Segundo Pastore, ainda que o Brasil cumpra rigorosamente a regra do teto de gastos em 2021, as perspectivas otimistas ainda apontariam que um recuo para a casa dos 90% somente aconteceria em 2037.

Mas é ingrata tarefa de tentar prever o futuro. 45 dias depois desta fala, analistas reavaliaram e passaram a estimam que a dívida pública, que batia nos 96% em outubro, agora chegará ao final do ano a 82% do PIB. 

O Valor Econômico de sexta-feira (11) traz a fala do economista chefe da Tullet Prebon, Fernando Monteiro, que sintetizou desta forma a situação vivida pela dívida: “Sumiu uma Argentina da dívida bruta/PIB e apareceu um Uruguai nas receitas”, numa referência ao PIB destas economias e na diferença entre o que era esperado e o que se está verificando. 

Uma relação Dívida/PIB de 96% que cai para 85,6% (valor ainda a ser divulgado pelo Banco Central para o mês de maio), é muita diferença para um espaço de 6 meses. O que explica tal comportamento?

Como disse a pouco, a relação Dívida/PIB é obtida exatamente desta forma – uma operação de divisão onde a Dívida está no numerador, ou seja, na parte de cima da divisão e o PIB no denominador, na parte de baixo da divisão. Para alterar esta relação para baixo basta diminuir o numerador ou aumentar o denominador, ou ambos. 

Agora veja. O Banco Central corrige o PIB com base na inflação do período. A inflação medida pelo Índice Nacional de Preços ao Consumidor Amplo (IPCA), acumula alta de 8,06%, bem acima dos 2,13% projetados no orçamento. Corrigindo o PIB por esta inflação maior, claro que seu valor nominal vai aumentar e que faz com que a relação dívida PIB caia.  

Em relação ao comportamento da economia, o orçamento previa crescimento do PIB de 3,2% para 2021. Mas, somente no 1º trimestre o crescimento foi de 1,2% o que levou a novas projeções para o PIB anual que ultrapassam os 5%. De novo, o PIB ficou maior, o que ajudou novamente a fazer com que a relação dívida PIB caísse.

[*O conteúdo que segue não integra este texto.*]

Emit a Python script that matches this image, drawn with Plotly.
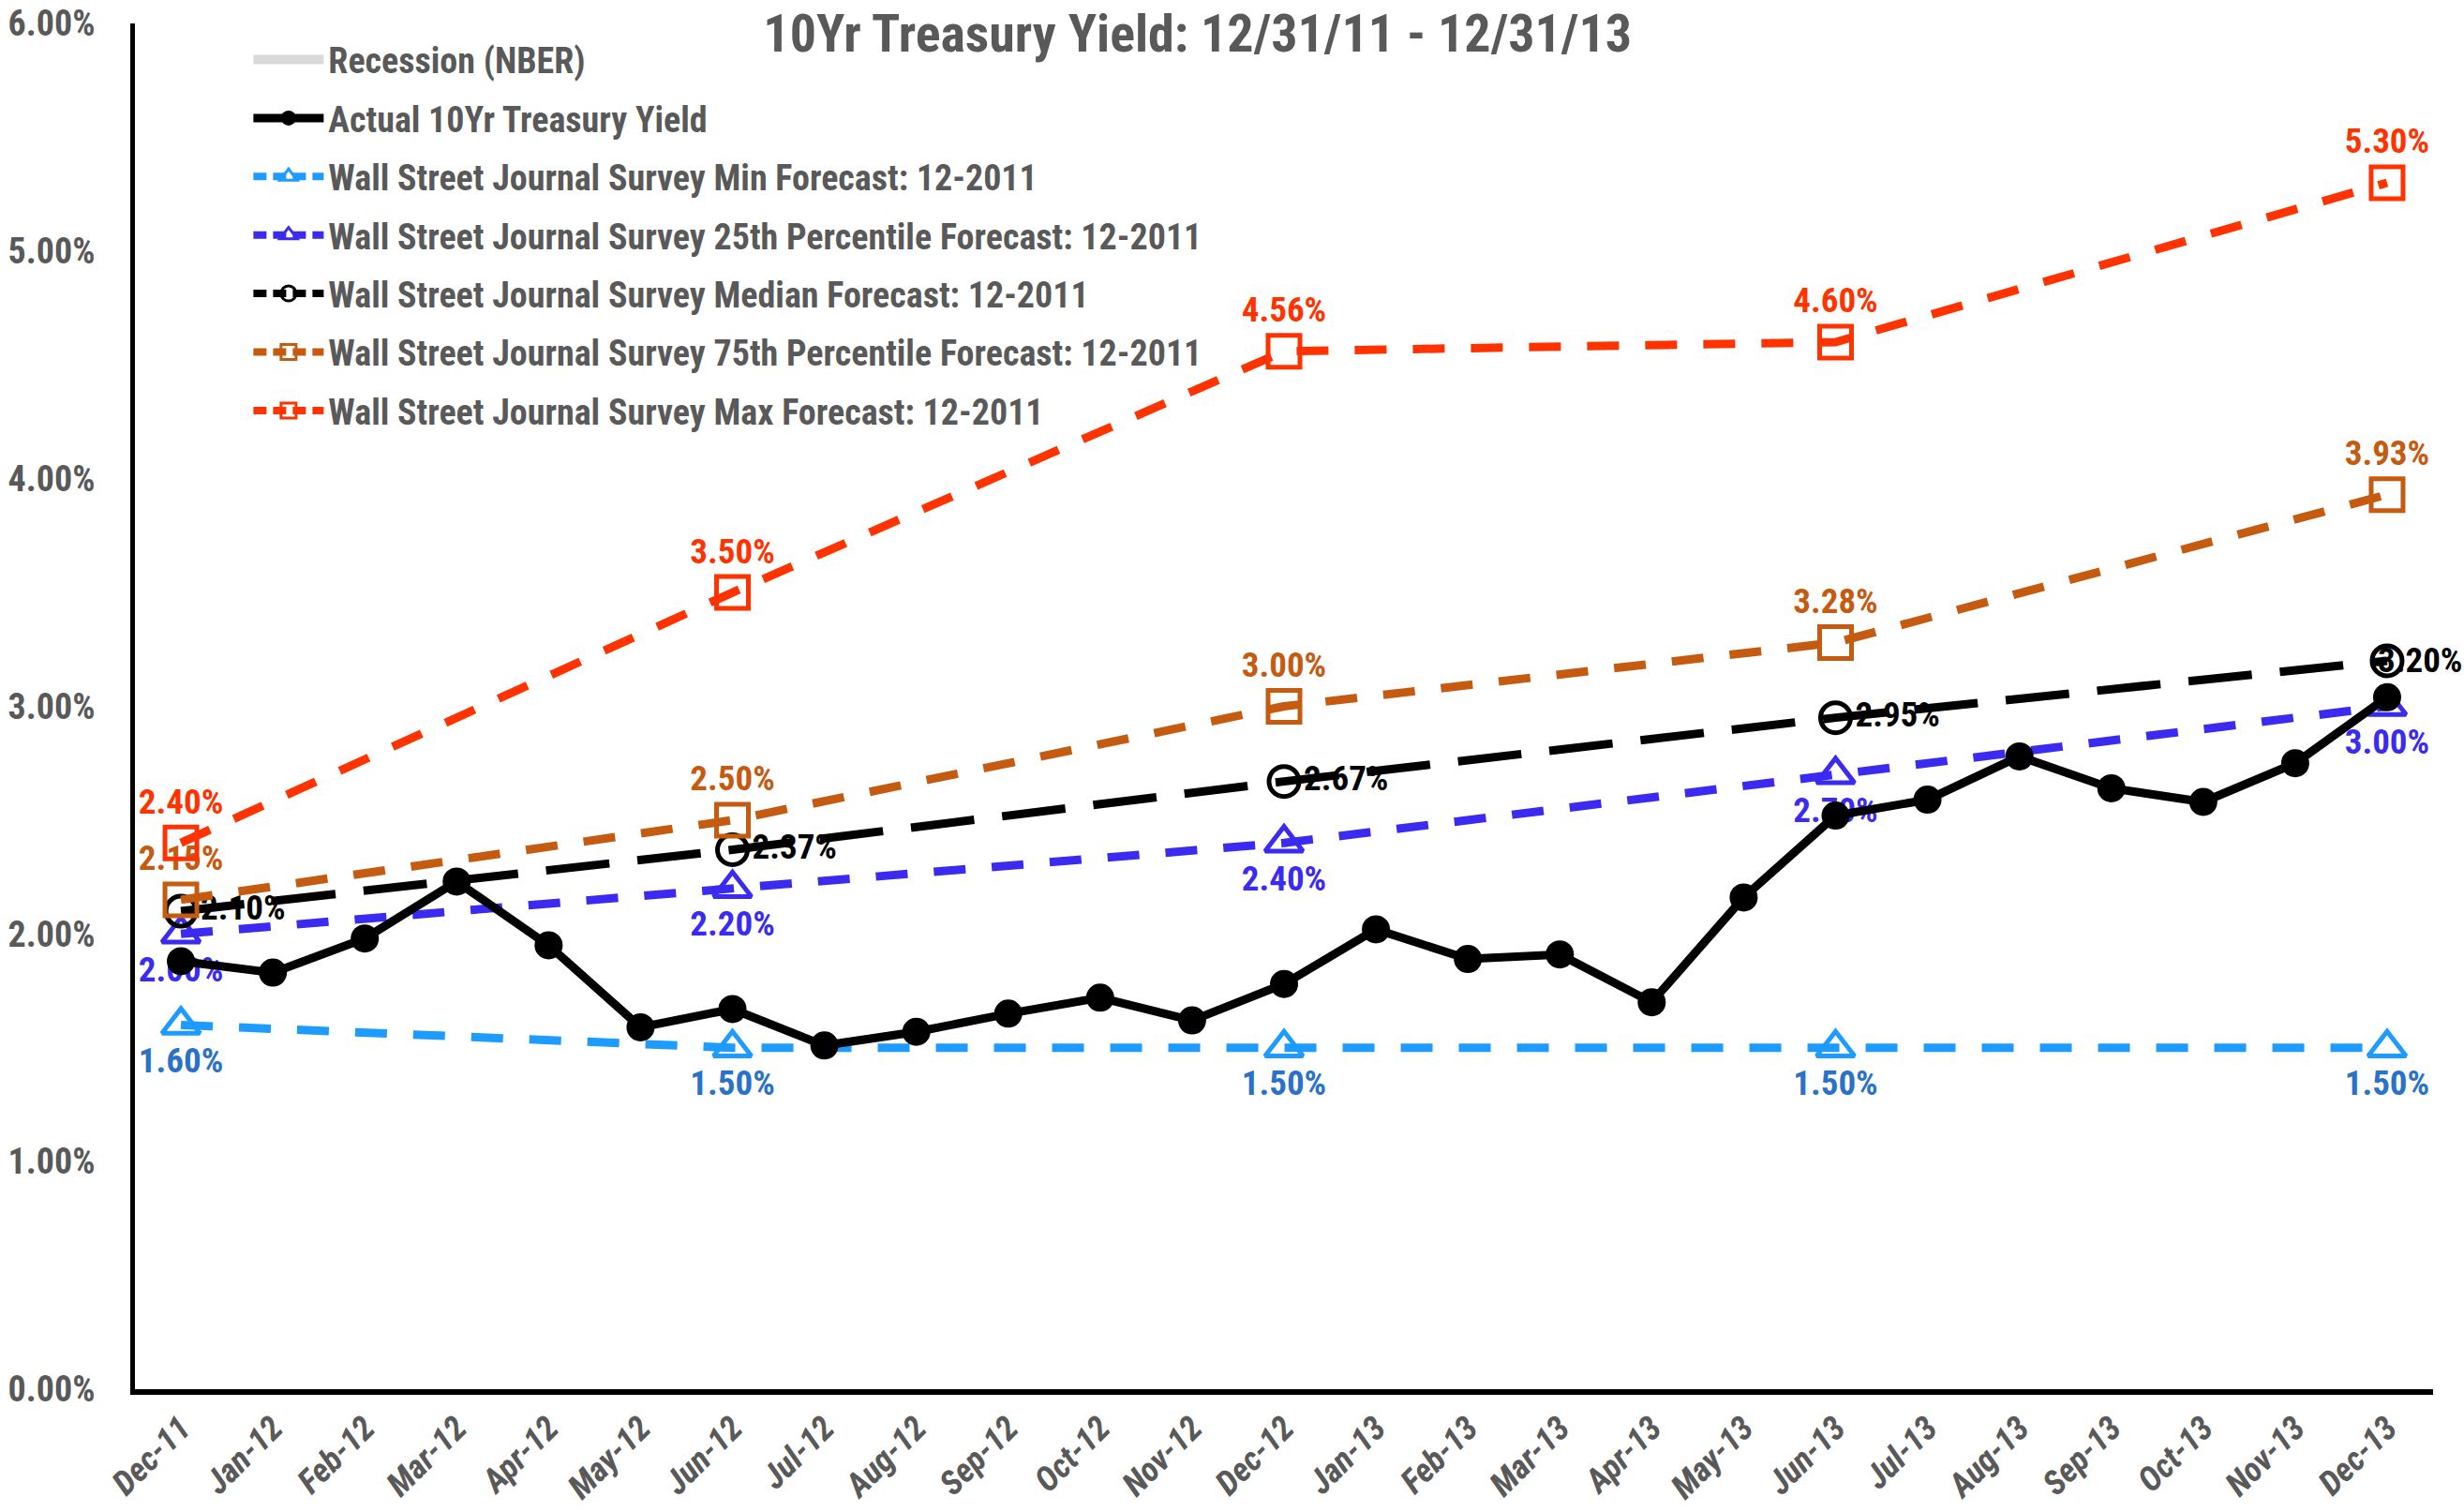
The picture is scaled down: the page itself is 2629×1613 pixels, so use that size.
import plotly.graph_objects as go

months = ["Dec-11", "Jan-12", "Feb-12", "Mar-12", "Apr-12", "May-12", "Jun-12", "Jul-12",
          "Aug-12", "Sep-12", "Oct-12", "Nov-12", "Dec-12", "Jan-13", "Feb-13", "Mar-13",
          "Apr-13", "May-13", "Jun-13", "Jul-13", "Aug-13", "Sep-13", "Oct-13", "Nov-13", "Dec-13"]
actual_yield = [1.88, 1.83, 1.98, 2.23, 1.95, 1.59, 1.67, 1.51, 1.57, 1.65, 1.72, 1.62, 1.78,
                2.02, 1.89, 1.91, 1.70, 2.16, 2.52, 2.59, 2.78, 2.64, 2.58, 2.75, 3.04]

forecast_dates = ["Dec-11", "Jun-12", "Dec-12", "Jun-13", "Dec-13"]
wsj_min = [1.60, 1.50, 1.50, 1.50, 1.50]
wsj_p25 = [2.00, 2.20, 2.40, 2.70, 3.00]
wsj_median = [2.10, 2.37, 2.67, 2.95, 3.20]
wsj_p75 = [2.15, 2.50, 3.00, 3.28, 3.93]
wsj_max = [2.40, 3.50, 4.56, 4.60, 5.30]

FONT = "Liberation Sans Narrow, Roboto Condensed, Arial Narrow, sans-serif"
GRAY = "#595959"
LABEL_SIZE = 37

fig = go.Figure()

def fmt(vals):
    return [f"{v:.2f}%" for v in vals]

# Recession legend entry (no data)
fig.add_trace(go.Scatter(
    x=[None], y=[None], mode="lines",
    line=dict(width=14, color="#d9d9d9"), name="Recession (NBER)",
    legendgroup="g0", legendrank=1, hoverinfo="skip"))

median_text = fmt(wsj_median)
median_text_trace = median_text[:-1] + [""]

series = [
    ("Wall Street Journal Survey Min Forecast: 12-2011", wsj_min, fmt(wsj_min), "#1E9BFF", "#2A72C8",
     "triangle-up-open", 35, "bottom center", "34px,28px", 3),
    ("Wall Street Journal Survey 25th Percentile Forecast: 12-2011", wsj_p25, fmt(wsj_p25), "#3B2BF0", "#3B2BF0",
     "triangle-up-open", 35, "bottom center", "34px,28px", 4),
    ("Wall Street Journal Survey Median Forecast: 12-2011", wsj_median, median_text_trace, "#000000", "#000000",
     "circle-open", 32, "middle right", "68px,30px", 5),
    ("Wall Street Journal Survey 75th Percentile Forecast: 12-2011", wsj_p75, fmt(wsj_p75), "#C55A11", "#C55A11",
     "square-open", 34, "top center", "34px,28px", 6),
    ("Wall Street Journal Survey Max Forecast: 12-2011", wsj_max, fmt(wsj_max), "#FF3300", "#FF3300",
     "square-open", 34, "top center", "34px,28px", 7),
]

for name, vals, txt, col, tcol, sym, msize, tpos, dash, rank in series:
    fig.add_trace(go.Scatter(
        x=forecast_dates, y=vals, mode="lines+markers+text", name=name,
        line=dict(color=col, width=9, dash=dash),
        marker=dict(symbol=sym, size=msize, color=col, line=dict(color=col, width=5)),
        text=txt, textposition=tpos,
        textfont=dict(family=FONT, size=LABEL_SIZE, color=tcol, weight="bold"),
        cliponaxis=False, showlegend=False, legendgroup=f"g{rank}"))
    # legend-only entry with a lighter marker outline so open symbols read as open
    fig.add_trace(go.Scatter(
        x=[None], y=[None], mode="lines+markers", name=name,
        line=dict(color=col, width=8, dash="14px,7px"),
        marker=dict(symbol=sym, size=16, color=col, line=dict(color=col, width=3)),
        legendgroup=f"g{rank}", legendrank=rank, hoverinfo="skip"))

fig.add_trace(go.Scatter(
    x=months, y=actual_yield, mode="lines+markers", name="Actual 10Yr Treasury Yield",
    line=dict(color="#000000", width=9),
    marker=dict(symbol="circle", size=30, color="#000000"),
    cliponaxis=False, legendgroup="g2", legendrank=2))

# last median label sits over the marker (no room on the right)
fig.add_annotation(
    x=forecast_dates[-1], y=wsj_median[-1], text=median_text[-1], showarrow=False,
    xanchor="left", yanchor="middle", xshift=-12,
    font=dict(family=FONT, size=LABEL_SIZE, color="#000000", weight="bold"))

fig.update_layout(
    width=2629, height=1613,
    paper_bgcolor="white", plot_bgcolor="white",
    margin=dict(l=144, r=33, t=25, b=131),
    title=dict(text="<b>10Yr Treasury Yield: 12/31/11 - 12/31/13</b>",
               font=dict(family=FONT, size=56, color=GRAY),
               x=0.486, xanchor="center", xref="container",
               y=0.978, yanchor="middle", yref="container"),
    legend=dict(x=0.0495, y=0.995, xanchor="left", yanchor="top",
                bgcolor="rgba(0,0,0,0)", tracegroupgap=10, itemwidth=75,
                font=dict(family=FONT, size=38, color=GRAY, weight="bold")),
    showlegend=True,
)

fig.update_xaxes(
    type="category", categoryorder="array", categoryarray=months,
    range=[-0.5, 24.5], showgrid=False, zeroline=False, automargin=False,
    showline=True, linecolor="#000000", linewidth=6,
    tickangle=-45, ticks="", ticklabeloverflow="allow",
    tickfont=dict(family=FONT, size=36, color=GRAY, weight="bold", style="italic"),
)
fig.update_yaxes(
    range=[0, 6], dtick=1, tick0=0, showgrid=False, zeroline=False, automargin=False,
    showline=True, linecolor="#000000", linewidth=5,
    tickformat=".2f", ticksuffix="%", ticks="", ticklabelstandoff=30,
    ticklabeloverflow="allow",
    tickfont=dict(family=FONT, size=38, color=GRAY, weight="bold"),
)

fig.write_html("out.html", config={"displayModeBar": False},
               post_script="document.body.style.margin='0';")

E tem um terceiro componente nesta conta que é o aumento da arrecadação do governo com os impostos diante do crescimento maior da economia. Antes a previsão era de um déficit primário acima de 3% e agora as projeções são de um déficit primário abaixo de 2%, o que significa que a dívida pública irá aumentar menos que o previsto no orçamento. Neste caso, foi o valor no numerador que ficou menor que o previsto, atuando para que novamente a relação dívida PIB caísse ainda mais.   

Em resumo, crescimento do PIB maior que o esperado, inflação muito acima da meta e arrecadação maior que a prevista levaram a anteciparmos a redução da dívida pública  15 anos antes das previsões do Celso Pastore. Tudo isso, como você pode deduzir, não é garantia nenhuma que esta dívida vai se manter controlada, e pessoalmente não estou convencido de que a redução da dívida/PIB seja fruto da atuação do governo. No entanto, sua queda não deixa de ser fato a ser comemorado.

Pensa nisso, Nos vemos na próxima coluna e até lá, se cuida.